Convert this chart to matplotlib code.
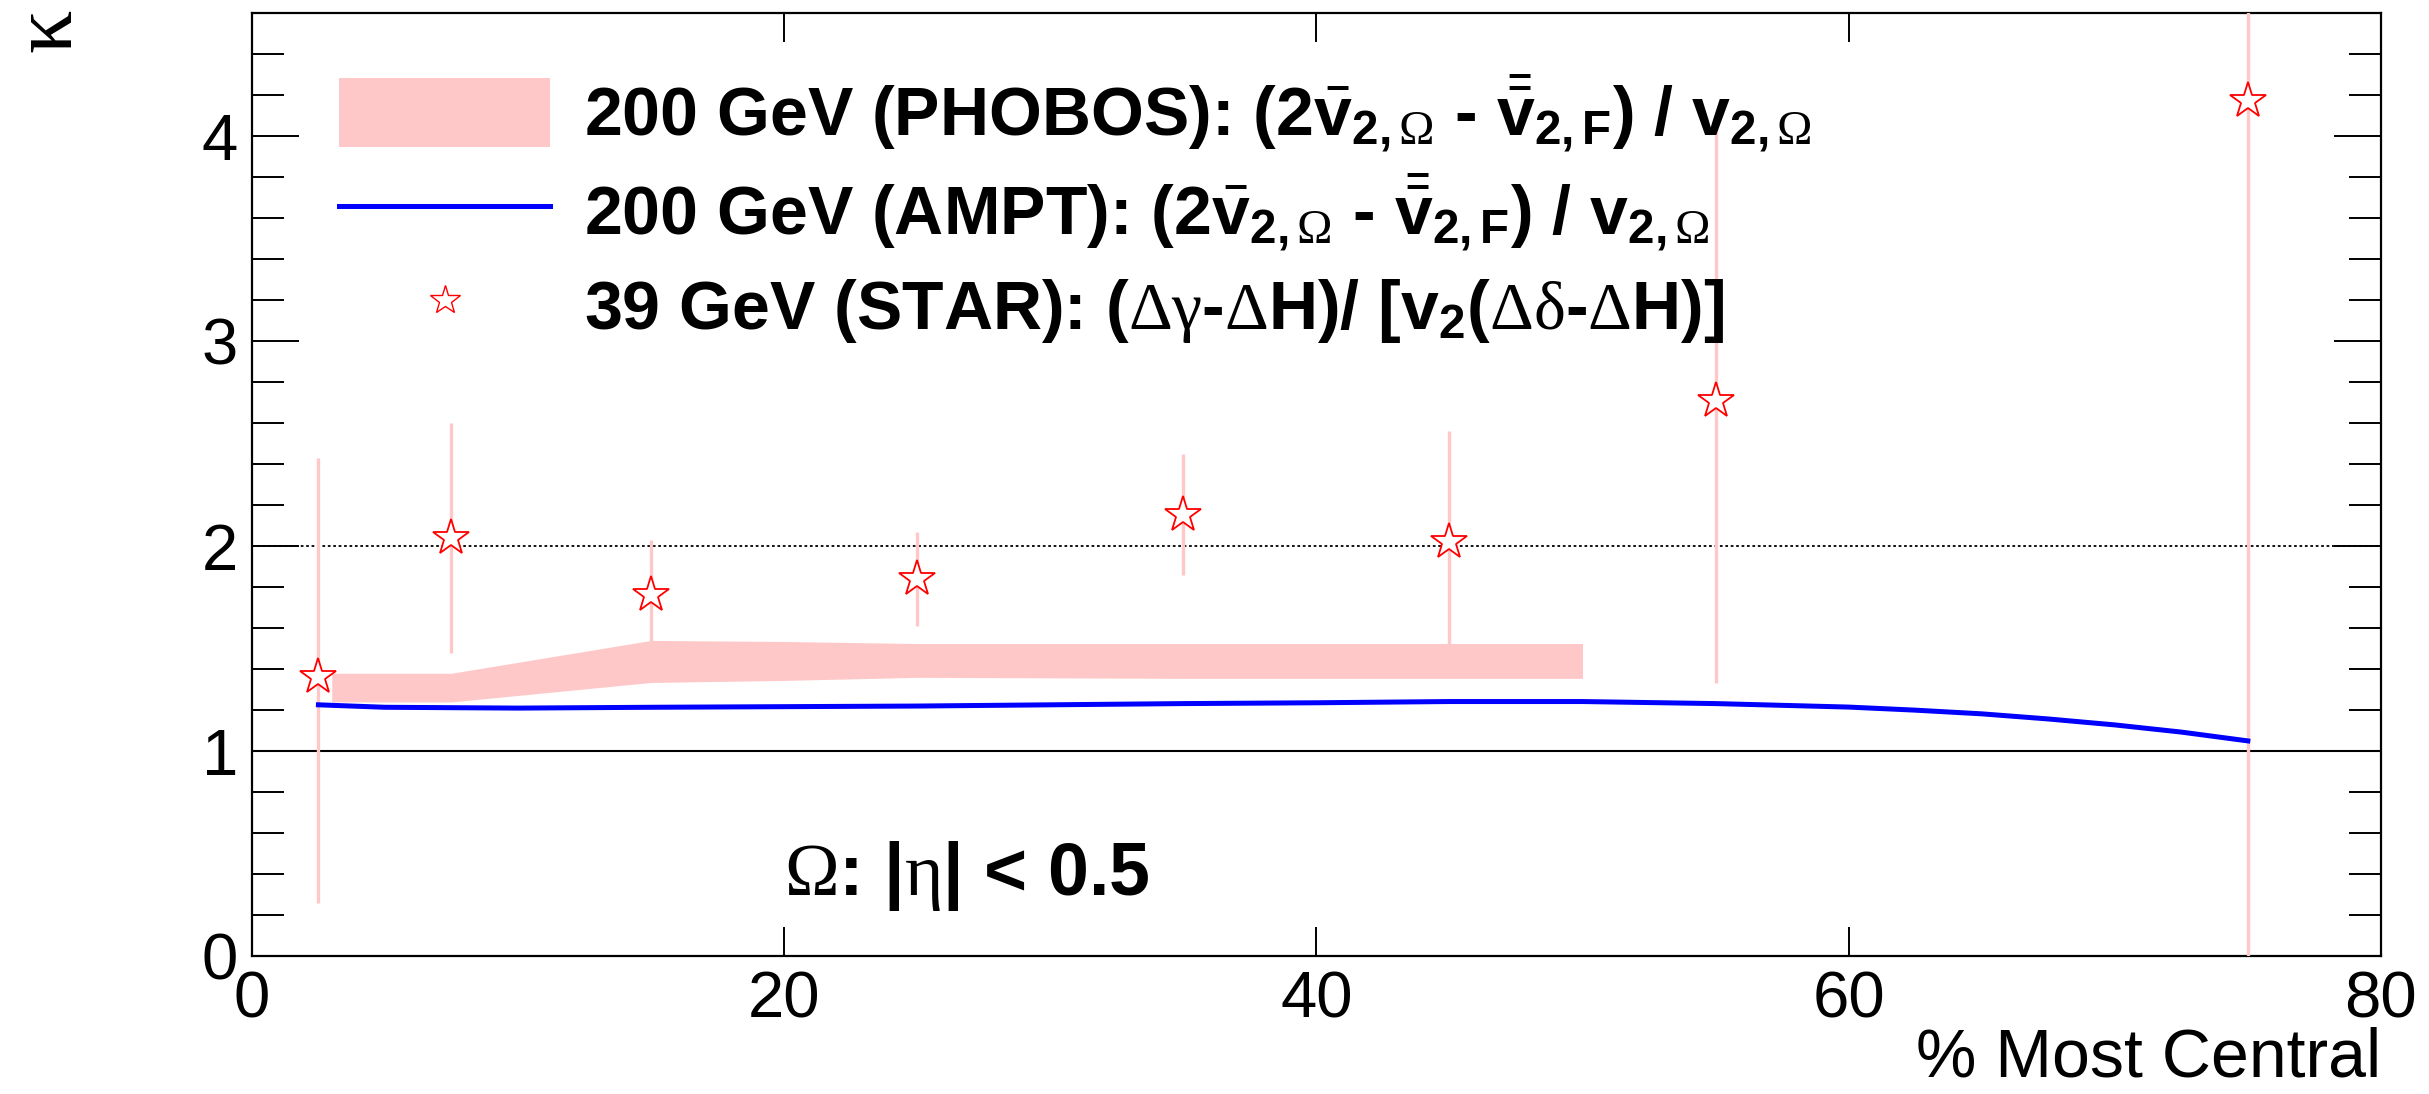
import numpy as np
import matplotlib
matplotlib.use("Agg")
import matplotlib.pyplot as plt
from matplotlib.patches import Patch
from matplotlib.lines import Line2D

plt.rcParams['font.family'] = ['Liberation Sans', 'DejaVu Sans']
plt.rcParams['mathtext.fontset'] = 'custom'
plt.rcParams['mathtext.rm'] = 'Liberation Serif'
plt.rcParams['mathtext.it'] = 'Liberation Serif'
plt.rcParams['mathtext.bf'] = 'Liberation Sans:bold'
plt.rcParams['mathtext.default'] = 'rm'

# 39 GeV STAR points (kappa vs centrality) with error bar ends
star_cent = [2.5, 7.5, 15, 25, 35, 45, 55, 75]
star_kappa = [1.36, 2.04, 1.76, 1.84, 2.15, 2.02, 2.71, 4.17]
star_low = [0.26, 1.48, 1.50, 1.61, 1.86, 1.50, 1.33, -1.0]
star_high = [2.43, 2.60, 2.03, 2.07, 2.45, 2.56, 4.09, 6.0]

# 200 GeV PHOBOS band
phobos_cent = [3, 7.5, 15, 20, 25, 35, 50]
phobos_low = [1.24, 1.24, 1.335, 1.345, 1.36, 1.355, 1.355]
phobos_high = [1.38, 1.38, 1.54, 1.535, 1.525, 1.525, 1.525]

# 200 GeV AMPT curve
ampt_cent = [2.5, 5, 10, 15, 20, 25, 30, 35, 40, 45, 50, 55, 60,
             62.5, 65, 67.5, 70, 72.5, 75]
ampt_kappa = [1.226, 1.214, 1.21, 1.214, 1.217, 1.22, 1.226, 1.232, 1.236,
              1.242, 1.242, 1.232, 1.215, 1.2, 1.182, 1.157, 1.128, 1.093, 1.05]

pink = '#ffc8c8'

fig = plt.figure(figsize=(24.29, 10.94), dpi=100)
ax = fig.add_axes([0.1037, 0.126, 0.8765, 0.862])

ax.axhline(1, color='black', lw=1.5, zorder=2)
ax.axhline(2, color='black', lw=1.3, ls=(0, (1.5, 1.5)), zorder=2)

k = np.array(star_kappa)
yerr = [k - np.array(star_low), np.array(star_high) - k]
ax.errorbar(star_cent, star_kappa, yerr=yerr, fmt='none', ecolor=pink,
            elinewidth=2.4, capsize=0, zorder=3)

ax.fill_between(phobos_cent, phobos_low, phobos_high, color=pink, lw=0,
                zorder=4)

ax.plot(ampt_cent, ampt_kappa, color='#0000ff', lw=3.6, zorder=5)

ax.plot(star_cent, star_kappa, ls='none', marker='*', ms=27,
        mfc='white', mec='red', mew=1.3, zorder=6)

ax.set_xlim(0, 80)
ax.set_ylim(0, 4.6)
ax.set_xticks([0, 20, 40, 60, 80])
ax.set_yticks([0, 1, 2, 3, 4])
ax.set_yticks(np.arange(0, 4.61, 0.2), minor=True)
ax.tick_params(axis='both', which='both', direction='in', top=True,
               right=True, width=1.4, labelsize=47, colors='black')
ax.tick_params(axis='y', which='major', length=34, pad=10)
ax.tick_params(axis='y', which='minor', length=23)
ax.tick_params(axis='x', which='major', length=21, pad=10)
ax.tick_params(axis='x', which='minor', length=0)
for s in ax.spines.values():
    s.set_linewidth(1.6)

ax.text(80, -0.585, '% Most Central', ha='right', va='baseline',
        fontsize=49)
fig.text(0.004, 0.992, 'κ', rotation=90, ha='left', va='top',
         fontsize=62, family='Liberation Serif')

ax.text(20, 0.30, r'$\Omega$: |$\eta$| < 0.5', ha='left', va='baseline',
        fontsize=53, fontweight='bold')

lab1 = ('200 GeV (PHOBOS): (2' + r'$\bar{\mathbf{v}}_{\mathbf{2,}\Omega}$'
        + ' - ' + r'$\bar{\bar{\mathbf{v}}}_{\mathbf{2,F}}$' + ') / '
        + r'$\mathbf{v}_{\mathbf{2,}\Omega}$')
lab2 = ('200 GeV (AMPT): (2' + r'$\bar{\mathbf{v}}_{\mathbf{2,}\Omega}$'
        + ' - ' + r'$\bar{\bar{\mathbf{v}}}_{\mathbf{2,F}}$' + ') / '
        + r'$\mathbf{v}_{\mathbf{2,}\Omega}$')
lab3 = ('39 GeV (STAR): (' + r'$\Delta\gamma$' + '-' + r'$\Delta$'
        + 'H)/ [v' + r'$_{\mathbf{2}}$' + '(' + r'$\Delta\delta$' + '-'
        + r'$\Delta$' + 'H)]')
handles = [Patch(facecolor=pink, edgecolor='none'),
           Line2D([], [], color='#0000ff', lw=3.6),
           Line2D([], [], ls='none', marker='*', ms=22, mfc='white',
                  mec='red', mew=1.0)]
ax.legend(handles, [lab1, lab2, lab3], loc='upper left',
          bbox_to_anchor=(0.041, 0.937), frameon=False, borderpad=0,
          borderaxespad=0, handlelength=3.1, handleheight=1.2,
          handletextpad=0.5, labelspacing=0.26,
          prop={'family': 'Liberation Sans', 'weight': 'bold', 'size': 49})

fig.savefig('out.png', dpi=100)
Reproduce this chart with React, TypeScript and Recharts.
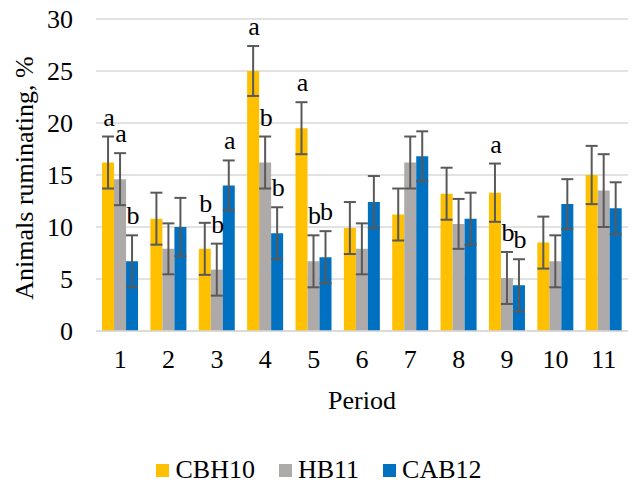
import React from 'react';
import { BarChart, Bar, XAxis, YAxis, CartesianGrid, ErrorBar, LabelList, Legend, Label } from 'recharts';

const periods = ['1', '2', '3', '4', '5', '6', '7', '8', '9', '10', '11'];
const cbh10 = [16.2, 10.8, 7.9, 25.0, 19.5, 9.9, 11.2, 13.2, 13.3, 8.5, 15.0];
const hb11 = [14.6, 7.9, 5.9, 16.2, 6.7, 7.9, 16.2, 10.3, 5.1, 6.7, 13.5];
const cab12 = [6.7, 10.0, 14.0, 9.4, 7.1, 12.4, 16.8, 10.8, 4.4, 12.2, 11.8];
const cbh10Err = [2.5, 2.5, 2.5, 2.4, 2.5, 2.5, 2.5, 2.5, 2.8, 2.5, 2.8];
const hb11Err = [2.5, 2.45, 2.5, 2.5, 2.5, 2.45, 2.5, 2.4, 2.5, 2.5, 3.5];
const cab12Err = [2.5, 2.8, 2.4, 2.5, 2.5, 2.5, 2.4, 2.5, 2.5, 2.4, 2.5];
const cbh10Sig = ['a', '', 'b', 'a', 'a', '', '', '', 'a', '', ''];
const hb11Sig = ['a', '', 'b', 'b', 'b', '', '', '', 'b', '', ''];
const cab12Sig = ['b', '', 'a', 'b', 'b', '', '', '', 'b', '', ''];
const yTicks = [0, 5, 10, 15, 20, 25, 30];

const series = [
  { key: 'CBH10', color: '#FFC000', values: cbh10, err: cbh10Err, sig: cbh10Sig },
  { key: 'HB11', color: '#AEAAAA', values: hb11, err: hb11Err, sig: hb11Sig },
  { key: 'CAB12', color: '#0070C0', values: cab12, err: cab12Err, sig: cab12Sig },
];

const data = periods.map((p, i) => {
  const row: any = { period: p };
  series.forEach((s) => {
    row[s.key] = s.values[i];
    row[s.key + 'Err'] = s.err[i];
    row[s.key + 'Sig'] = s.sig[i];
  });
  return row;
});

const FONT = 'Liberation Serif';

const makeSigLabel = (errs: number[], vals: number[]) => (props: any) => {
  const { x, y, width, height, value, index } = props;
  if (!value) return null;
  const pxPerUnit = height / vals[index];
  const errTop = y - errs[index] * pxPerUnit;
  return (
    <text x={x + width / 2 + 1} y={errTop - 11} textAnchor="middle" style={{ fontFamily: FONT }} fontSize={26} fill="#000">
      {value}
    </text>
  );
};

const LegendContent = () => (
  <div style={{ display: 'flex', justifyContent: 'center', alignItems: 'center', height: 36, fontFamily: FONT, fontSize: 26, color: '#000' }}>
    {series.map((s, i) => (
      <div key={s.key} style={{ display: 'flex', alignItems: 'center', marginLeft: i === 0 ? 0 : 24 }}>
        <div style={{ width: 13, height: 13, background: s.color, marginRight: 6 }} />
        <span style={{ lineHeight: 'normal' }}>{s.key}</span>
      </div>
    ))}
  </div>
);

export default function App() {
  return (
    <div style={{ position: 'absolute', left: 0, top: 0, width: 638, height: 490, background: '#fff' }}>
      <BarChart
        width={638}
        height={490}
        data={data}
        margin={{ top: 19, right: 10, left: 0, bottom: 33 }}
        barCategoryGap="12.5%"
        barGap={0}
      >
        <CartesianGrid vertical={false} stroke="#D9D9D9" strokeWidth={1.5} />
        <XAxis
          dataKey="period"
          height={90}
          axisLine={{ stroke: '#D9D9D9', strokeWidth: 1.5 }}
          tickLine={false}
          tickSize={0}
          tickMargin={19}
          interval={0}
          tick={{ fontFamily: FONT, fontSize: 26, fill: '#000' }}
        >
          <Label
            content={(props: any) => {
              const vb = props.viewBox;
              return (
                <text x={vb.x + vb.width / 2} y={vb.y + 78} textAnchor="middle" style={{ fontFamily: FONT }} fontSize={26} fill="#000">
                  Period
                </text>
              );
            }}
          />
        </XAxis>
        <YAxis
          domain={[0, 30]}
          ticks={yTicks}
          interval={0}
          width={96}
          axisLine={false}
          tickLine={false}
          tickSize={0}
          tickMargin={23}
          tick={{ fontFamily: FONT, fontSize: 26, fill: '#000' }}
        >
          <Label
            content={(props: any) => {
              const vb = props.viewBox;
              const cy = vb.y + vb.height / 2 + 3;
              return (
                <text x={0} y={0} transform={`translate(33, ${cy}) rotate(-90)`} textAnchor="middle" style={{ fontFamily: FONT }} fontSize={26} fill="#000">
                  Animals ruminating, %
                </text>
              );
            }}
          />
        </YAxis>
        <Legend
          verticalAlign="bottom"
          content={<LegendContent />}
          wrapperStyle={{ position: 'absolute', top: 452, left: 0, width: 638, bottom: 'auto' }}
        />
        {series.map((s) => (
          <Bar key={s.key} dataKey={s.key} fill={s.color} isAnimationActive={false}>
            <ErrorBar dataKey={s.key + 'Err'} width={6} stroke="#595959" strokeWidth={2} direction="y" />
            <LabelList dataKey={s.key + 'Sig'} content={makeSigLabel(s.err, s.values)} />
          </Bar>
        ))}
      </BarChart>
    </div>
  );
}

* **BRIEF**:
Going through the entries above, tally each line that has the word "matplotlib". Answer with the number only.

* **WRITTEN REPLY**:
6